D U L T E D U C A T I O N
A brochure arrived in my mailbox that had the heading, "Neshaminy Adult Education." I'm an adult and, being a college professor, I'm interested in adult education, so I opened it and began to peruse its contents. The first course to catch my attention was called, "Angels of the Energy Fields."
I was clueless about Angels of the Energy Fields and read the description. "Be introduced to nine angels, each having a different talent, with a singular message, and become trained to be aware of Angelic presence which may enhance your ability to further your soul quest. Channel Angelic energy! The Angels purpose is to assist the therapist and the individual to promote self-healing and enable receipt of Divine Energy. $40"
Yikes! Was this for real? I read it again because the closest I've ever come to having nine angels give me Divine Energy was in 1973 at a Topless Go-Go bar in San Bernardino. And that cost me a lot more than $40. Hmmm! Perhaps this really was "Adult" education.
Next was an aromatherapy course. I've heard of that and even had it performed on me a few times, although I must confess that the only thing it did for me was to make me smell really odd. However, this course was different. Its description said, "Learn to utilize common household scents for the bath, fragrances, etc, to help facilitate change in mood both in yourself and others." I started thinking about some of my "household scents," which didn't exactly evoke a pleasant mood. Did I really need a course about my household scents and what I could do with them? I don't think so. I needed a course in how to get rid of some of my household scents.
"Bagpipes for Beginners." Now there's a course that should really irritate everyone in the classrooms nearby. Its description said, "No special talent or experience necessary! Instructor hopes to eventually start a band." I hate bagpipes. Put a whole group of beginning bagpipe players in one room and it would sound like thousands of cats fucking.
"Balloon Art: Learn how to sculpt balloons into works of art. Make a dog, horse, lion, flowers, hats, etc. Become the life of the party or maybe start a new career or business." I can't recall ever seeing a work of art that consisted of balloons, or anyone being the life of the party through balloons. (Well, there was that one incident, but I think that it also involved drugs.) How can they call this adult education?
"Bicycle Riding and Touring: Before planning that wonderful mini tour, learn how to ride a bicycle properly." Are there any adults out there who don't know how to ride a bicycle? If you have not ever ridden a bicycle by the time you are 40, it's probably because you don't want to.
Following that was a course on "Bankruptcy". If you need to declare bankruptcy, you can pay $30 for this one night course and learn how. But more than likely, if you are the kind of person who would pay $30 for this course, it might explain why you need it.
There was a course in Cardio Kickboxing, which I suppose is good for your heart providing you don't get kicked there. A four-week course on "Clutter Control" purported to, "Eliminate the stress and frustration caused by clutter and chaos in your life." It probably does this by removing you from your cluttered house every Wednesday evening for four weeks. That will cost you $50. You might consider just staying home those nights and spend them picking up all the clutter. Or you could send the $50 to me and I'll tell you what to do.
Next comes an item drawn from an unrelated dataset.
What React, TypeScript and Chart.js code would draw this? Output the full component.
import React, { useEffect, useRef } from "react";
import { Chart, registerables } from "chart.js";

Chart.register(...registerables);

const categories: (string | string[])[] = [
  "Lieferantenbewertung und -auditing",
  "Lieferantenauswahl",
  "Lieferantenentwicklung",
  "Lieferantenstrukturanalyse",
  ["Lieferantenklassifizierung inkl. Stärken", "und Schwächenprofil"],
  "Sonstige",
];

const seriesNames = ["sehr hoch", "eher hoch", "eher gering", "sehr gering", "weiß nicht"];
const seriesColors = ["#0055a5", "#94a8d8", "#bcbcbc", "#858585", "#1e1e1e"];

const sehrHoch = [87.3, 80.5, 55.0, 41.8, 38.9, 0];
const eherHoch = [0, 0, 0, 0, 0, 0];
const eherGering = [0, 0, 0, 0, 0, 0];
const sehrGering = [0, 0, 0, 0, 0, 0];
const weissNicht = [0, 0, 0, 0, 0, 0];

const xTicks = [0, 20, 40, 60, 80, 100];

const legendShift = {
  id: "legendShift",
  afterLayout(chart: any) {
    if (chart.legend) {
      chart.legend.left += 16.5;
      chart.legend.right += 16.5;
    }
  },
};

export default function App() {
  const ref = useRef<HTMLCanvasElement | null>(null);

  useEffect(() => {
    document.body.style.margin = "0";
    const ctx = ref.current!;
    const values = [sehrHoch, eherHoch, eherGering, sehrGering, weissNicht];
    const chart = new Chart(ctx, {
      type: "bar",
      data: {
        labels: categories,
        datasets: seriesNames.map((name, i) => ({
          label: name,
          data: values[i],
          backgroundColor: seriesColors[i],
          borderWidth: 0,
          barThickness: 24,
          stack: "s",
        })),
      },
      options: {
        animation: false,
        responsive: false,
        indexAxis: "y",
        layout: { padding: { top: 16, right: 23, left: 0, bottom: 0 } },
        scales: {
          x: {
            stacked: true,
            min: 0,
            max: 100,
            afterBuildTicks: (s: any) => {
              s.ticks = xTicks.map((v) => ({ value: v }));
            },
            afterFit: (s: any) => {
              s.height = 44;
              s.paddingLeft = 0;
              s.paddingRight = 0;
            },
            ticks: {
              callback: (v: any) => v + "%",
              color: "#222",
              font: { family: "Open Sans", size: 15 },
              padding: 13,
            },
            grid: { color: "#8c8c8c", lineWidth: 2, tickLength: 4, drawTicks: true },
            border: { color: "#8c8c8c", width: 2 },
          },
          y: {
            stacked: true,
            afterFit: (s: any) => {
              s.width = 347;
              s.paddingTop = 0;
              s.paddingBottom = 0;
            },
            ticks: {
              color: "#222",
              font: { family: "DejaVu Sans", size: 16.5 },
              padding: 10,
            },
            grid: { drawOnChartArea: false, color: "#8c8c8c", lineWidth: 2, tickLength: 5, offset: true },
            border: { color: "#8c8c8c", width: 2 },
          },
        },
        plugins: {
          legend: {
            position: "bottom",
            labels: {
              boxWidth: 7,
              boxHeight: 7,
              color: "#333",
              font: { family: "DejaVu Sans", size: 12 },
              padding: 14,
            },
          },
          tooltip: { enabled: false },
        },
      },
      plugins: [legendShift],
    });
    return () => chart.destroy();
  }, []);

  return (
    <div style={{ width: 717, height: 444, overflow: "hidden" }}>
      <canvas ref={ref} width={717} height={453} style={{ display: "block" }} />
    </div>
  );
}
I glanced over a few other courses, such as "Cooking for Beauty" and paused on one that said: "Dance, Swing Couples Only." Wow! Could they really have a dance class for couples who swing? Nah, it was probably just poor word juxtaposition. Then I saw a course named, "Fauln Dafa." This was even more obscure than "Angels of the Energy Fields." Reading its description didn't enlighten me. "Falun Dafa means Truth, Compassion and Forbearance, through self cultivation. Balancing mind, body and spirit through the power of Qigong." Well, that certainly cleared up the matter.
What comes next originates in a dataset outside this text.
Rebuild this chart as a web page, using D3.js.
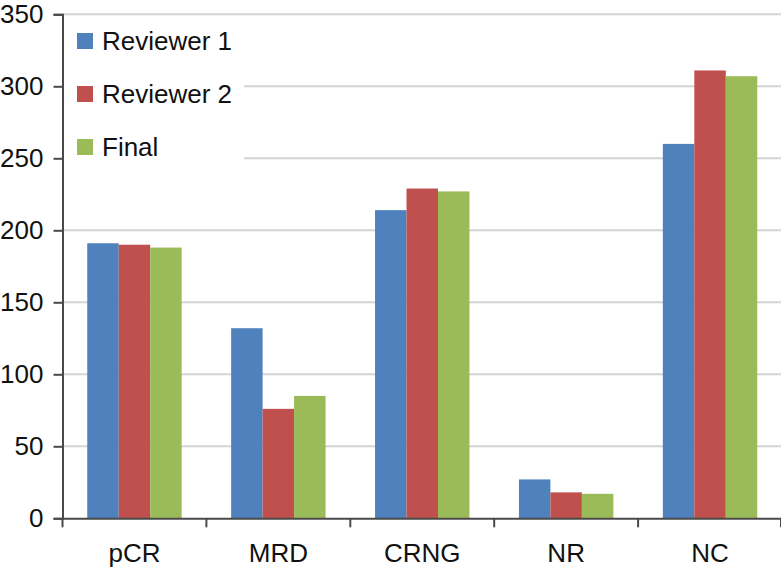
<!DOCTYPE html>
<html>
<head>
<meta charset="utf-8">
<script src="https://cdn.jsdelivr.net/npm/d3@7"></script>
<style>
  body { margin: 0; background: #fff; }
  svg text { font-family: "Liberation Sans", Arial, Helvetica, sans-serif; fill: #111; }
</style>
</head>
<body>
<script>
const categories = ["pCR", "MRD", "CRNG", "NR", "NC"];
const series = ["Reviewer 1", "Reviewer 2", "Final"];
const reviewer1 = [191, 132, 214, 27, 260];
const reviewer2 = [190, 76, 229, 18, 311];
const finalValues = [188, 85, 227, 17, 307];
const yTicks = [0, 50, 100, 150, 200, 250, 300, 350];
const colors = ["#4f81bd", "#c0504d", "#9bbb59"];

const width = 781;
const height = 572;
const margin = { top: 14.3, right: -1, bottom: 53.7, left: 62.5 };

function buildChart() {
    const svg = d3.select("body").append("svg")
        .attr("width", width)
        .attr("height", height);

    const values = [reviewer1, reviewer2, finalValues];

    const x0 = d3.scaleBand()
        .domain(categories)
        .range([margin.left, width - margin.right]);

    const x1 = d3.scaleBand()
        .domain(series)
        .range([0, x0.bandwidth()])
        .paddingOuter(0.786);

    const y = d3.scaleLinear()
        .domain([0, 350])
        .range([height - margin.bottom, margin.top]);

    const color = d3.scaleOrdinal().domain(series).range(colors);

    // gridlines
    svg.append("g")
        .selectAll("line")
        .data(yTicks.filter(d => d > 0))
        .enter().append("line")
        .attr("x1", margin.left)
        .attr("x2", width)
        .attr("y1", d => y(d))
        .attr("y2", d => y(d))
        .attr("stroke", "#d4d4d4")
        .attr("stroke-width", 2);

    // bars
    const group = svg.append("g")
        .selectAll("g")
        .data(categories)
        .enter().append("g")
        .attr("transform", d => "translate(" + x0(d) + ",0)");

    group.selectAll("rect")
        .data((d, i) => series.map((s, j) => ({ key: s, value: values[j][i] })))
        .enter().append("rect")
        .attr("x", d => x1(d.key))
        .attr("width", x1.bandwidth())
        .attr("y", d => y(d.value))
        .attr("height", d => y(0) - y(d.value))
        .attr("fill", d => color(d.key));

    // legend with white background
    const legend = svg.append("g").attr("id", "legend");
    legend.append("rect")
        .attr("x", margin.left + 1.5)
        .attr("y", 22)
        .attr("width", 180)
        .attr("height", 150)
        .attr("fill", "#fff");

    const item = legend.selectAll("g")
        .data(series)
        .enter().append("g")
        .attr("transform", (d, i) => "translate(77," + (41 + i * 53) + ")");

    item.append("rect")
        .attr("x", 0)
        .attr("y", -8)
        .attr("width", 16)
        .attr("height", 16)
        .attr("fill", d => color(d));

    item.append("text")
        .attr("x", 25)
        .attr("y", 0)
        .attr("dy", "0.35em")
        .style("font-size", "26px")
        .text(d => d);

    // y axis
    const yAxis = svg.append("g")
        .attr("transform", "translate(" + margin.left + ",0)")
        .call(d3.axisLeft(y).tickValues(yTicks).tickSize(9).tickPadding(10));
    yAxis.select(".domain").attr("stroke", "#4a4a4a").attr("stroke-width", 2);
    yAxis.selectAll(".tick line").attr("stroke", "#4a4a4a").attr("stroke-width", 2);
    yAxis.selectAll("text").style("font-size", "26px").attr("fill", "#111");

    // x axis
    const xAxis = svg.append("g")
        .attr("transform", "translate(0," + y(0) + ")")
        .call(d3.axisBottom(x0).tickSize(0).tickPadding(25));
    xAxis.select(".domain").attr("stroke", "#4a4a4a").attr("stroke-width", 2);
    xAxis.selectAll("text").style("font-size", "26px").attr("fill", "#111");

    const edges = categories.map(c => x0(c)).concat([x0.range()[1] - 1]);
    xAxis.selectAll(".edge")
        .data(edges)
        .enter().append("line")
        .attr("class", "edge")
        .attr("x1", d => d)
        .attr("x2", d => d)
        .attr("y1", 0)
        .attr("y2", 9)
        .attr("stroke", "#4a4a4a")
        .attr("stroke-width", 2);
}

document.addEventListener("DOMContentLoaded", () => buildChart());
</script>
</body>
</html>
To be fair about all of this adult education, most of the courses offered were mundane things like golf, tennis, floral arranging, French, guitar made easy, photography, investing in annuities, home decorating, Spanish, Yiddish, and "Yoga in a Chair," which is probably for really lazy people. "Massage for the Non-professional" briefly tempted me, but I've already perfected a form of that.
"Past Lives Investigations" sounded interesting and might have shed some light on moments of dé ja vu I had once while prowling the back streets of Tehran. But on reflection, I'm most intrigued by the nine angels who are going to give me Divine Energy. I could use some of that. Even one angel would be nice.